__Given instruction__:
Copy out each line of the data that holds the word "this".
○ ○ ○ ○
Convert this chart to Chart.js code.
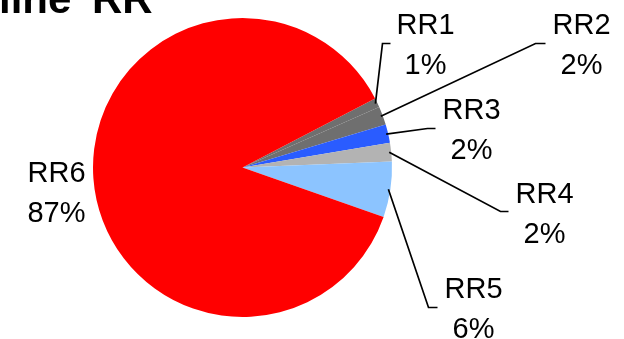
<!DOCTYPE html>
<html>
<head>
<meta charset="utf-8">
<script src="https://cdn.jsdelivr.net/npm/chart.js@4"></script>
<style>
  html, body { margin: 0; padding: 0; background: #ffffff; }
  #wrap { position: relative; width: 624px; height: 339px; }
</style>
</head>
<body>
<div id="wrap"><canvas id="chart" width="624" height="339"></canvas></div>
<script>
// Share of each RR class (percent)
const categories = ['RR1', 'RR2', 'RR3', 'RR4', 'RR5', 'RR6'];
const shares = [1, 2, 2, 2, 6, 87];
const sliceColors = ['#6f6f6f', '#6f6f6f', '#2a5cff', '#b3b3b3', '#8cc4ff', '#ff0000'];
const titleText = 'line RR';

// Label placement relative to the pie centre: text centre (tx), first baseline (ty),
// and the elbow where the leader turns horizontal (ex, ey -> hx).
const labelLayout = [
  { tx: 183, ty: -134, ex: 140, ey: -124, hx: 148 },
  { tx: 339, ty: -134, ex: 293, ey: -124, hx: 303 },
  { tx: 229, ty: -49,  ex: 185, ey: -39,  hx: 193 },
  { tx: 302, ty: 35,   ex: 258, ey: 44,   hx: 266 },
  { tx: 231, ty: 130,  ex: 186, ey: 140,  hx: 195 },
  { tx: -186, ty: 14,  ex: null }
];

const total = shares.reduce((a, b) => a + b, 0);

const labelPlugin = {
  id: 'sliceLabels',
  afterDatasetsDraw(chart) {
    const ctx = chart.ctx;
    const meta = chart.getDatasetMeta(0);
    ctx.save();
    ctx.font = '29px "Liberation Sans", Arial, sans-serif';
    ctx.fillStyle = '#000';
    ctx.strokeStyle = '#000';
    ctx.lineWidth = 1.7;
    ctx.textAlign = 'center';
    ctx.textBaseline = 'alphabetic';
    meta.data.forEach((arc, i) => {
      const p = arc.getProps(['x', 'y', 'startAngle', 'endAngle', 'outerRadius'], true);
      const L = labelLayout[i];
      const pct = Math.round(shares[i] / total * 100) + '%';
      if (L.ex !== null) {
        const mid = (p.startAngle + p.endAngle) / 2;
        const r = p.outerRadius - 2;
        ctx.beginPath();
        ctx.moveTo(p.x + Math.cos(mid) * r, p.y + Math.sin(mid) * r);
        ctx.lineTo(p.x + L.ex, p.y + L.ey);
        ctx.lineTo(p.x + L.hx, p.y + L.ey);
        ctx.stroke();
      }
      ctx.fillText(categories[i], p.x + L.tx, p.y + L.ty);
      ctx.fillText(pct, p.x + L.tx, p.y + L.ty + 40);
    });
    // chart title, running off the top-left corner
    ctx.font = 'bold 42px "Liberation Sans", Arial, sans-serif';
    ctx.textAlign = 'left';
    if ('wordSpacing' in ctx) ctx.wordSpacing = '9px';
    ctx.fillText(titleText, -1, 13);
    ctx.restore();
  }
};

new Chart(document.getElementById('chart'), {
  type: 'pie',
  data: {
    labels: categories,
    datasets: [{
      data: shares,
      backgroundColor: sliceColors,
      borderWidth: 0
    }]
  },
  options: {
    responsive: false,
    animation: false,
    rotation: 62.5,
    layout: { padding: { left: 93, right: 232, top: 18, bottom: 22 } },
    plugins: {
      legend: { display: false },
      tooltip: { enabled: false },
      title: { display: false }
    }
  },
  plugins: [labelPlugin]
});
</script>
</body>
</html>
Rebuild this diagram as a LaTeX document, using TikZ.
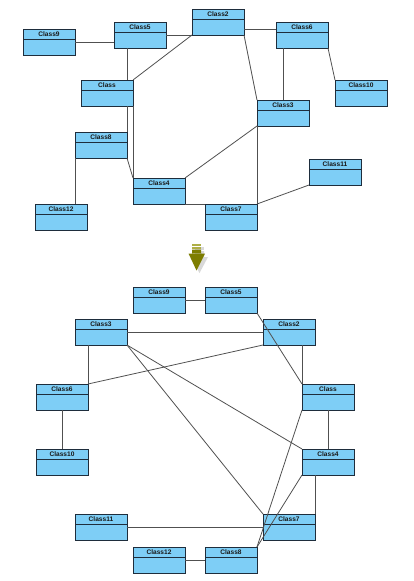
\documentclass[tikz,border=0pt]{standalone}
\usepackage{fontspec}
\setmainfont{Liberation Sans}
\definecolor{clsfill}{RGB}{126,206,246}
\definecolor{clsdraw}{RGB}{30,45,60}
\definecolor{edgecol}{RGB}{80,80,80}
\definecolor{olivehead}{RGB}{125,125,0}
\definecolor{olivestripe}{RGB}{175,175,70}
\tikzset{
  cls/.style={draw=clsdraw, fill=clsfill, line width=0.9pt, minimum width=52pt, minimum height=26pt, inner sep=0pt, outer sep=0pt},
  clsline/.style={draw=clsdraw, line width=0.9pt},
  clstxt/.style={font=\fontsize{6.6}{7}\selectfont\bfseries, inner sep=0pt, text=black!90},
  edge/.style={draw=edgecol, line width=0.8pt}
}
\newcommand\umlbox[4]{%
  \node[cls] (#1) at (#2+26,#3+13) {};
  \draw[clsline] ([yshift=-10pt]#1.north west) -- ([yshift=-10pt]#1.north east);
  \node[clstxt] (#1lbl) at ([yshift=-5pt]#1.north) {#4};
}
\begin{document}
\begin{tikzpicture}[x=1pt,y=-1pt]
\useasboundingbox (0,0) rectangle (413,581);
% ---------- top diagram ----------
\umlbox{t9}{23}{29}{Class9}
\umlbox{t5}{114}{22}{Class5}
\umlbox{t2}{192}{9}{Class2}
\umlbox{t6}{276}{22}{Class6}
\umlbox{t10}{335}{80}{Class10}
\umlbox{tC}{81}{80}{Class}
\umlbox{t3}{257}{100}{Class3}
\umlbox{t8}{75}{132}{Class8}
\umlbox{t11}{309}{159}{Class11}
\umlbox{t4}{133}{178}{Class4}
\umlbox{t12}{35}{204}{Class12}
\umlbox{t7}{205}{204}{Class7}
\path[edge] (t9.east) -- (t9.east -| t5.west);
\path[edge] (t5.east) -- (t2.south west);
\path[edge] ([yshift=-7pt]t2.east) -- ([yshift=6pt]t6.west);
\path[edge] ([xshift=-13pt]t5.south) -- ([xshift=20pt]tC.north);
\path[edge] (t2.south west) -- (tC.north east);
\path[edge] (t2.south east) -- (t3.north west);
\path[edge] ([xshift=-19pt]t6.south) -- (t3.north);
\path[edge] (t6.south east) -- (t10.north west);
\path[edge] ([xshift=20pt]tC.south) -- (t8.north east);
\path[edge] (t8.south east) -- (t4.north west);
\path[edge] (tC.south east) -- (t4.north west);
\path[edge] (t8.south west) -- ([xshift=14pt]t12.north);
\path[edge] (t3.south west) -- (t4.north east);
\path[edge] (t3.south west) -- (t7.north east);
\path[edge] (t4.south east) -- (t7.north west);
\path[edge] (t11.south west) -- (t7.north east);
% ---------- arrow ----------
\fill[black!25, opacity=0.6] (195,247) rectangle (204,250);
\fill[black!25, opacity=0.6] (195,251) rectangle (204,257) (191,257) -- (208,257) -- (199.5,273) -- cycle;
\fill[olivestripe] (192,244) rectangle (201,246);
\fill[olivestripe] (192,247) rectangle (201,249);
\fill[olivehead] (192,249.5) rectangle (201,254) (188.5,253.5) -- (205,253.5) -- (196.5,270.5) -- cycle;
% ---------- bottom diagram ----------
\umlbox{b9}{133}{287}{Class9}
\umlbox{b5}{205}{287}{Class5}
\umlbox{b3}{75}{319}{Class3}
\umlbox{b2}{263}{319}{Class2}
\umlbox{b6}{36}{384}{Class6}
\umlbox{bC}{302}{384}{Class}
\umlbox{b10}{36}{449}{Class10}
\umlbox{b4}{302}{449}{Class4}
\umlbox{b11}{75}{514}{Class11}
\umlbox{b7}{263}{514}{Class7}
\umlbox{b12}{133}{547}{Class12}
\umlbox{b8}{205}{547}{Class8}
\path[edge] (b9.east) -- (b5.west);
\path[edge] (b5.south east) -- (bC.north west);
\path[edge] (b3.east) -- (b2.west);
\path[edge] ([xshift=-13pt]b3.south) -- (b6.north east);
\path[edge] (b2.south west) -- (b6.north east);
\path[edge] ([xshift=13pt]b2.south) -- (bC.north west);
\path[edge] (b3.south east) -- (b4.north west);
\path[edge] (b3.south east) -- (b7.north west);
\path[edge] (b6.south) -- (b10.north);
\path[edge] (bC.south) -- (b4.north);
\path[edge] (bC.south west) -- (b8.north east);
\path[edge] (b4.south west) -- (b8.north east);
\path[edge] ([xshift=-13pt]b4.south) -- (b7.north east);
\path[edge] (b11.east) -- (b7.west);
\path[edge] (b12.east) -- (b8.west);
\end{tikzpicture}
\end{document}
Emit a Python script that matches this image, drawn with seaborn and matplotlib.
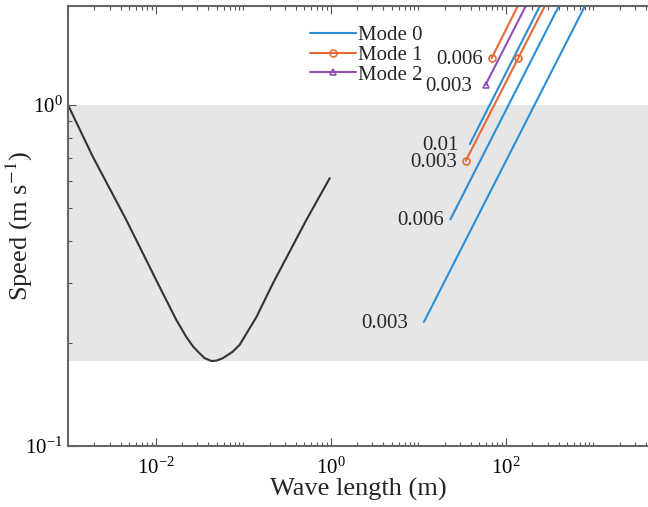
○ ○ ○ ○
__Output of the exercise__:
Convert this chart to Chart.js code.
Rebuild this diagram as a LaTeX document, using TikZ.
Emit a Python script that matches this image, drawn with seaborn and matplotlib.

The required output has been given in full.